Additionally, saving the game is easy and convenient. While Sea of Stars isn’t a difficult game, it’s still wise to save every chance you get, just in case a combat encounter goes sideways. The game thoughtfully includes a save area at the beginning of every new area you encounter. There are usually more scattered throughout, which makes it easy to pick a stopping point if you’re done gaming for the day.
Sea of Stars doesn’t have difficulty settings per se, but it does feature a number of Relics you can acquire during gameplay that make combat easier. Once enabled, they do help quite a bit. Essentially, each Relic toggles or outright shifts a feature that is related to combat. These can be found in various markets the player comes across during the game.
Most, but not all of the Relics can be disabled at any time, leaving the player free to shift the difficulty whenever they’d like. This is definitely a different way of shifting the difficulty in a game. Letting the player choose which specific settings they want changed is a layer of player agency I hadn’t thought of much before but it really comes in handy.
A Minor Issue
One combat-related issue that I did encounter early on in Sea of Stars had to do with the boss battles. Fighting the regular monsters is easy enough and the game’s basic combat is straightforward and easy to grasp. All of this seemed to go out the window once you start to encounter the major bosses.
After breezing through combat in the prologue, I was stunned when the first boss battle took three separate attempts. After further experimentation though, I realized that the game is somewhat designed to force you to learn from failure. In other words, if you’re encountering a boss and getting destroyed, you likely need to adjust your approach. An early boss kept destroying me until I finally switched up my attack and suddenly they went from unbeatable to fairly manageable. So, if you feel stuck fighting a boss, don’t get frustrated; you probably just need to shift your attack.
Another minor issue that bothered me throughout gameplay was the lack of health bars for the boss enemies. Even with the difficulty settings eased up, boss fights in Sea of Stars are tough to get through. Not having a health bar to track how effective (or not) your attacks are is incredibly frustrating. To be fair, there are some animation “clues” that let you know when a major enemy is getting weaker, but that’s not nearly as satisfying as watching an enemy’s health bar slowly tick down as the battle progresses.
While most of Sea of Stars is amazing, it’s the music that really helps to tie it all together and bring the game to the next level. It’s not a huge symphonic score like you might hear in God of War, but it really doesn’t need to be that. This is the type of game we all dreamed of playing when we were kids and that’s how the music makes you feel, like a kid again.

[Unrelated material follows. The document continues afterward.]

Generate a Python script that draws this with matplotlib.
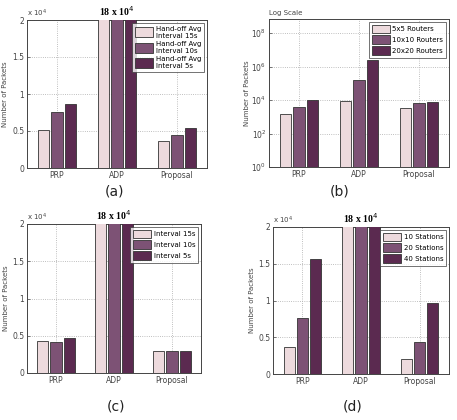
import numpy as np
import matplotlib.pyplot as plt
from matplotlib.ticker import FuncFormatter, NullLocator

# data (packets, units of 1e4 for linear panels)
groups = ['PRP', 'ADP', 'Proposal']

a_labels = ['Hand-off Avg\nInterval 15s', 'Hand-off Avg\nInterval 10s', 'Hand-off Avg\nInterval 5s']
a_vals = [[0.52, 18, 0.36],
          [0.76, 18, 0.45],
          [0.87, 18, 0.54]]

b_labels = ['5x5 Routers', '10x10 Routers', '20x20 Routers']
b_vals = [[1450, 8700, 3500],
          [3800, 150000, 6600],
          [10000, 2500000, 8000]]

c_labels = ['Interval 15s', 'Interval 10s', 'Interval 5s']
c_vals = [[0.435, 18, 0.29],
          [0.42, 18, 0.30],
          [0.47, 18, 0.29]]

d_labels = ['10 Stations', '20 Stations', '40 Stations']
d_vals = [[0.37, 18, 0.20],
          [0.76, 18, 0.44],
          [1.57, 18, 0.97]]

colors = ['#eddadd', '#7d5275', '#5b2a50']

W, H = 457, 420
fig = plt.figure(figsize=(W / 100, H / 100), dpi=100)


def px_axes(left, top, right, bottom):
    return fig.add_axes([left / W, 1 - bottom / H, (right - left) / W, (bottom - top) / H])


def bars(ax, vals, labels, log=False, hh=1.5):
    x = np.arange(1, len(groups) + 1)
    for i, v in enumerate(vals):
        ax.bar(x + (i - 1) * 0.225, v, width=0.19, color=colors[i], edgecolor='#333333',
               linewidth=0.6, label=labels[i], zorder=3,
               bottom=1 if log else 0)
    ax.set_xlim(0.5, 3.5)
    ax.set_xticks(x)
    ax.set_xticklabels(groups)
    ax.tick_params(direction='in', labelsize=5.5, length=2, width=0.5, colors='#444444', pad=2)
    ax.grid(True, linestyle=':', color='#aaaaaa', linewidth=0.6, zorder=0)
    for s in ax.spines.values():
        s.set_linewidth(0.7)
        s.set_color('#444444')
    ax.set_ylabel('Number of Packets', fontsize=5, color='#444444')
    ax.yaxis.set_label_coords(-0.105, 0.5)
    leg = ax.legend(loc='upper right', fontsize=5, frameon=True, fancybox=False,
                    borderaxespad=0.4, handlelength=2.6, handleheight=hh,
                    labelspacing=0.35, handletextpad=0.4, borderpad=0.4)
    leg.get_frame().set_edgecolor('#333333')
    leg.get_frame().set_linewidth(0.6)


def linear(ax):
    ax.set_ylim(0, 2)
    ax.set_yticks([0, 0.5, 1, 1.5, 2])
    ax.yaxis.set_major_formatter(FuncFormatter(lambda v, p: f'{v:g}'))
    ax.text(0.0, 1.01, r'x 10$^4$', transform=ax.transAxes, fontsize=5, color='#444444',
            ha='left', va='bottom')
    ax.text(2, 2.03, r'18 x 10$^4$', fontsize=7, fontweight='bold', family='Liberation Serif',
            ha='center', va='bottom')


ax_a = px_axes(27, 20, 207, 168)
bars(ax_a, a_vals, a_labels, hh=1.9)
linear(ax_a)

ax_b = px_axes(269, 19, 449, 167)
ax_b.set_yscale('log')
bars(ax_b, b_vals, b_labels, log=True)
ax_b.set_ylim(1, 10 ** 8.85)
ax_b.set_yticks([1, 1e2, 1e4, 1e6, 1e8])
ax_b.yaxis.set_minor_locator(NullLocator())
ax_b.text(0.0, 1.02, 'Log Scale', transform=ax_b.transAxes, fontsize=5, color='#444444',
          ha='left', va='bottom')

ax_c = px_axes(27, 224, 201, 373)
bars(ax_c, c_vals, c_labels)
linear(ax_c)

ax_d = px_axes(273, 227, 449, 374)
bars(ax_d, d_vals, d_labels)
linear(ax_d)

for lab, x, y in [('(a)', 115, 192), ('(b)', 340, 192), ('(c)', 116, 407), ('(d)', 353, 407)]:
    fig.text(x / W, 1 - y / H, lab, fontsize=10, ha='center', va='center', color='#222222')

fig.savefig('out.png', dpi=100)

What you have in Sea of Stars is an enchanting musical score that helps you get lost in exploring the world. The music is perfectly suited to each area you go to, from a jaunty tune while exploring the port of Brisk, to an eerie melody while exploring a haunted forest.
In conclusion, Sea of Stars is by far one of the best RPGs to come out this summer and proves that the old-school RPG genre is far from dead. While there are some minor issues and frustrations with combat, that doesn’t take away from the sheer joy to be had in exploring this beautiful world. Once you get started, you won’t want to stop…And those are the best kinds of games.